Thanks to the efforts of Edward Snowden, the role of the whistleblower has gained a level of prominence in our culture unlike anything we've witnessed since the Watergate era. The formation of sweeping national security structures in the aftermath of the September 11 attacks began a new wave of permissiveness in how intelligence was collected. As illustrated in the top-secret materials released by Snowden, this intelligence gathering included unprecedented invasions of privacy and instances of highly questionable electronic surveillance practices.
The film highlights four cases where whistleblowers noticed government wrong-doing and took to the media to expose the fraud and abuse. It exposes the surprisingly worsening and threatening reality for whistleblowers and the press. The film includes interviews with whistleblowers Michael DeKort, Thomas Drake, Franz Gayl and Thomas Tamm and award-winning journalists like David Carr, Lucy Dalglish, Glenn Greenwald, Seymour Hersh, Michael Isikoff, Bill Keller, Eric Lipton, Jane Mayer, Dana Priest, Tom Vanden Brook and Sharon Weinberger. With President Obama's commitment to transparency and the passage of the Whistleblower Protection Enhancement Act, there was hope that whistleblowers would finally have more protection and encouragement to speak up.

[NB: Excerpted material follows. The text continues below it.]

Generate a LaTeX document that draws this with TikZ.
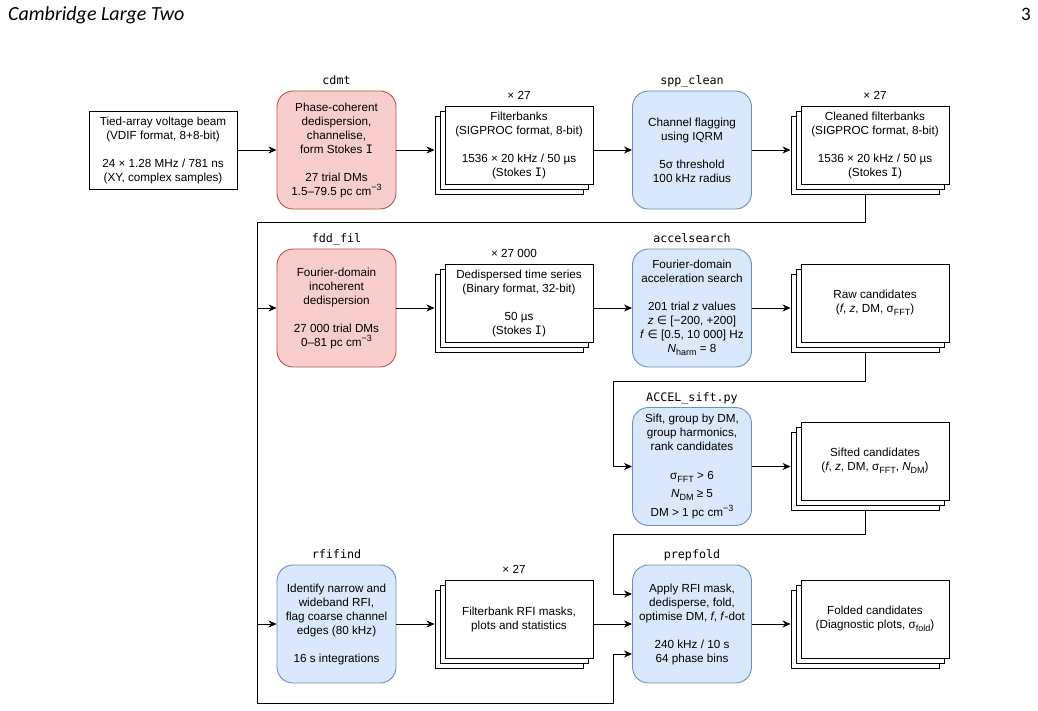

But times have never been worse for national security whistleblowers. New rights are all about employment and do nothing to protect against threats of prosecution and incarceration. In fact, the Obama administration has attacked more whistleblowers under the Espionage Act than all previous administrations combined. There are 56 federal laws about whistleblower job rights, but none about protection from imprisonment.